Data Cleaning with expectations

I was introduced to Great Expectations just yesterday so this is going to be a beginner-level, high-level question.

Right now we are focusing on cleaning our Pandas DataFrame datasets (just cleaning, no transform) by defining functions that should match our criteria. It looks like we can accomplish this by using the “expectations” because they return unexpected_index_list, which we can use it to filter out unwanted data. We are also planning to implement custom “expectations” within Great Expectations.

Are we gaining any benefit from cleaning our data this way? Or should we just do this cleaning process outside Great Expectations with our own pure Python functions? I am asking to plan our future workflows.

Great question: you can do it either way.
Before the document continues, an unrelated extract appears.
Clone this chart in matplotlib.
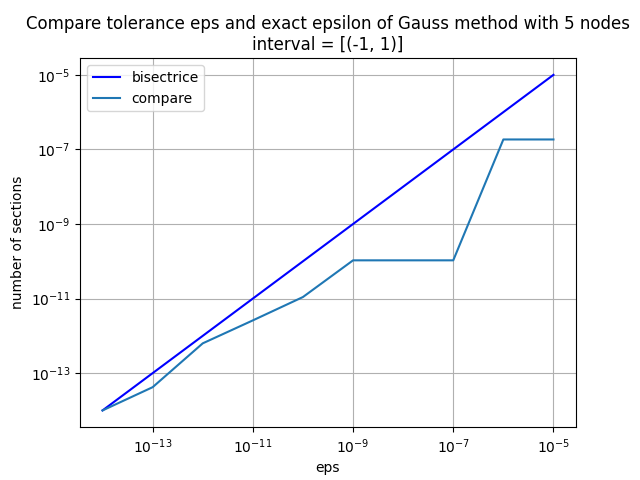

To be honest, it’d be awesome to if you’d try the unexpected_index_list way and see what happens. We’ve heard from at least a couple other teams that are doing this, and we suspect that there are some powerful design patterns that could be learned and shared. But so far, no one has done a detailed exploration and brought it back to the community.

(This probably isn’t the answer you were expecting, but we’ve always had a strong “build something useful and see where the community takes it” ethos.)

I suspect you’ve got an especially strong case for this mode, since you’re (1) in pandas, not SQL or Spark, and (2) only cleaning, not transforming.

One related pattern that we’ve seen is “quarantine DFs” where bad rows are put in a separate DF for review and/or triaging.

Note: since you’re using unexpected_index_list, I assume you’re running validate in COMPLETE mode (https://docs.greatexpectations.io/en/latest/reference/result_format.html#behavior-for-complete). If not, you’ll get a partial_unexpected_index_list, which might not contain all the bad rows.